--- Start Raw data ---
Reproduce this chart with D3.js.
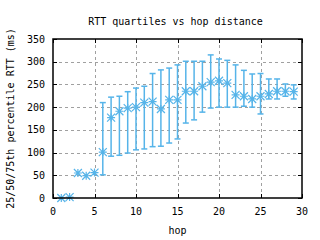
<!DOCTYPE html>
<html>
<head>
<meta charset="utf-8">
<script src="https://cdn.jsdelivr.net/npm/d3@7"></script>
<style>
  body { margin: 0; background: #fff; }
  text { font-family: "DejaVu Sans Mono", monospace; font-size: 10px; fill: #000; }
</style>
</head>
<body>
<svg class="chart"></svg>
<script>
var hops = [1, 2, 3, 4, 5, 6, 7, 8, 9, 10, 11, 12, 13, 14, 15, 16, 17, 18, 19, 20, 21, 22, 23, 24, 25, 26, 27, 28, 29];
var median = [0, 2, 55, 49, 56, 101, 177, 191, 198, 200, 210, 212, 196, 216, 216, 235, 235, 246, 255, 258, 253, 227, 224, 218, 224, 229, 235, 235, 234];
var q25 = [0, 2, 55, 49, 56, 51, 92, 94, 99, 106, 108, 113, 114, 121, 130, 165, 172, 189, 198, 200, 200, 200, 202, 200, 185, 218, 218, 224, 218];
var q75 = [0, 2, 55, 49, 56, 210, 222, 224, 234, 242, 246, 274, 282, 286, 293, 301, 301, 301, 315, 306, 303, 293, 281, 273, 274, 262, 262, 251, 249];
var xTicks = [0, 5, 10, 15, 20, 25, 30];
var yTicks = [0, 50, 100, 150, 200, 250, 300, 350];

function show() {
    'use strict';
    var width = 320, height = 240;
    var left = 53, right = 302, top = 39, bottom = 198;
    var blue = "#56b4e9";

    var svg = d3.select(".chart")
        .attr("width", width)
        .attr("height", height);

    var x = d3.scaleLinear().domain([0, 30]).range([left, right]);
    var y = d3.scaleLinear().domain([0, 350]).range([bottom, top]);

    // grid
    var grid = svg.append("g").attr("stroke", "#a0a0a0").attr("stroke-dasharray", "3,3");
    grid.selectAll(".gx").data(xTicks.slice(1, -1)).enter().append("line")
        .attr("x1", function (d) { return Math.round(x(d)) + 0.5; })
        .attr("x2", function (d) { return Math.round(x(d)) + 0.5; })
        .attr("y1", top).attr("y2", bottom);
    grid.selectAll(".gy").data(yTicks.slice(1, -1)).enter().append("line")
        .attr("y1", function (d) { return Math.round(y(d)) + 0.5; })
        .attr("y2", function (d) { return Math.round(y(d)) + 0.5; })
        .attr("x1", left).attr("x2", right);

    // ticks (inward, mirrored)
    var ticks = svg.append("g").attr("stroke", "#000");
    ticks.selectAll(".tyl").data(yTicks).enter().append("line")
        .attr("x1", left).attr("x2", left + 4)
        .attr("y1", function (d) { return Math.round(y(d)) + 0.5; })
        .attr("y2", function (d) { return Math.round(y(d)) + 0.5; });
    ticks.selectAll(".tyr").data(yTicks).enter().append("line")
        .attr("x1", right).attr("x2", right - 4)
        .attr("y1", function (d) { return Math.round(y(d)) + 0.5; })
        .attr("y2", function (d) { return Math.round(y(d)) + 0.5; });
    ticks.selectAll(".txb").data(xTicks).enter().append("line")
        .attr("y1", bottom).attr("y2", bottom - 4)
        .attr("x1", function (d) { return Math.round(x(d)) + 0.5; })
        .attr("x2", function (d) { return Math.round(x(d)) + 0.5; });
    ticks.selectAll(".txt").data(xTicks).enter().append("line")
        .attr("y1", top).attr("y2", top + 4)
        .attr("x1", function (d) { return Math.round(x(d)) + 0.5; })
        .attr("x2", function (d) { return Math.round(x(d)) + 0.5; });

    // tick labels
    svg.selectAll(".ly").data(yTicks).enter().append("text")
        .attr("x", left - 8).attr("y", function (d) { return y(d) + 3.5; })
        .attr("text-anchor", "end").text(function (d) { return d; });
    svg.selectAll(".lx").data(xTicks).enter().append("text")
        .attr("x", function (d) { return x(d); }).attr("y", bottom + 17)
        .attr("text-anchor", "middle").text(function (d) { return d; });

    // error bars
    var data = hops.map(function (h, i) { return {h: h, m: median[i], lo: q25[i], hi: q75[i]}; });
    var eb = svg.append("g").attr("stroke", blue).attr("stroke-width", 1.5);
    data.forEach(function (d) {
        if (d.hi - d.lo < 1) return;
        var cx = x(d.h);
        eb.append("line").attr("x1", cx).attr("x2", cx).attr("y1", y(d.lo)).attr("y2", y(d.hi));
        eb.append("line").attr("x1", cx - 3).attr("x2", cx + 3).attr("y1", y(d.lo)).attr("y2", y(d.lo));
        eb.append("line").attr("x1", cx - 3).attr("x2", cx + 3).attr("y1", y(d.hi)).attr("y2", y(d.hi));
    });

    // asterisk markers
    var s = 4;
    var pts = svg.append("g").attr("stroke", blue).attr("stroke-width", 1.2);
    data.forEach(function (d) {
        var cx = x(d.h), cy = y(d.m);
        pts.append("path").attr("d",
            "M" + (cx - s) + "," + cy + "H" + (cx + s) +
            "M" + cx + "," + (cy - s) + "V" + (cy + s) +
            "M" + (cx - s) + "," + (cy - s) + "L" + (cx + s) + "," + (cy + s) +
            "M" + (cx - s) + "," + (cy + s) + "L" + (cx + s) + "," + (cy - s));
    });

    // border
    svg.append("rect").attr("x", left).attr("y", top)
        .attr("width", right - left).attr("height", bottom - top)
        .attr("fill", "none").attr("stroke", "#000").attr("stroke-width", 1.5);

    // titles
    svg.append("text").attr("x", (left + right) / 2 - 2).attr("y", 25)
        .attr("text-anchor", "middle").text("RTT quartiles vs hop distance");
    svg.append("text").attr("x", (left + right) / 2).attr("y", 234)
        .attr("text-anchor", "middle").text("hop");
    svg.append("text").attr("transform", "translate(14," + ((top + bottom) / 2) + ") rotate(-90)")
        .attr("text-anchor", "middle").text("25/50/75th percentile RTT (ms)");
}
show();
</script>
</body>
</html>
--- End Raw data ---
=== Work to complete ===
Write out, word for word, the lines from the start of the data through the one holding "var y = d3.scaleLinear().domain([0, 350]).range([bottom, top]);". Omit pictures.

=== Output ===
Reproduce this chart with D3.js.
<!DOCTYPE html>
<html>
<head>
<meta charset="utf-8">
<script src="https://cdn.jsdelivr.net/npm/d3@7"></script>
<style>
  body { margin: 0; background: #fff; }
  text { font-family: "DejaVu Sans Mono", monospace; font-size: 10px; fill: #000; }
</style>
</head>
<body>
<svg class="chart"></svg>
<script>
var hops = [1, 2, 3, 4, 5, 6, 7, 8, 9, 10, 11, 12, 13, 14, 15, 16, 17, 18, 19, 20, 21, 22, 23, 24, 25, 26, 27, 28, 29];
var median = [0, 2, 55, 49, 56, 101, 177, 191, 198, 200, 210, 212, 196, 216, 216, 235, 235, 246, 255, 258, 253, 227, 224, 218, 224, 229, 235, 235, 234];
var q25 = [0, 2, 55, 49, 56, 51, 92, 94, 99, 106, 108, 113, 114, 121, 130, 165, 172, 189, 198, 200, 200, 200, 202, 200, 185, 218, 218, 224, 218];
var q75 = [0, 2, 55, 49, 56, 210, 222, 224, 234, 242, 246, 274, 282, 286, 293, 301, 301, 301, 315, 306, 303, 293, 281, 273, 274, 262, 262, 251, 249];
var xTicks = [0, 5, 10, 15, 20, 25, 30];
var yTicks = [0, 50, 100, 150, 200, 250, 300, 350];

function show() {
    'use strict';
    var width = 320, height = 240;
    var left = 53, right = 302, top = 39, bottom = 198;
    var blue = "#56b4e9";

    var svg = d3.select(".chart")
        .attr("width", width)
        .attr("height", height);

    var x = d3.scaleLinear().domain([0, 30]).range([left, right]);
    var y = d3.scaleLinear().domain([0, 350]).range([bottom, top]);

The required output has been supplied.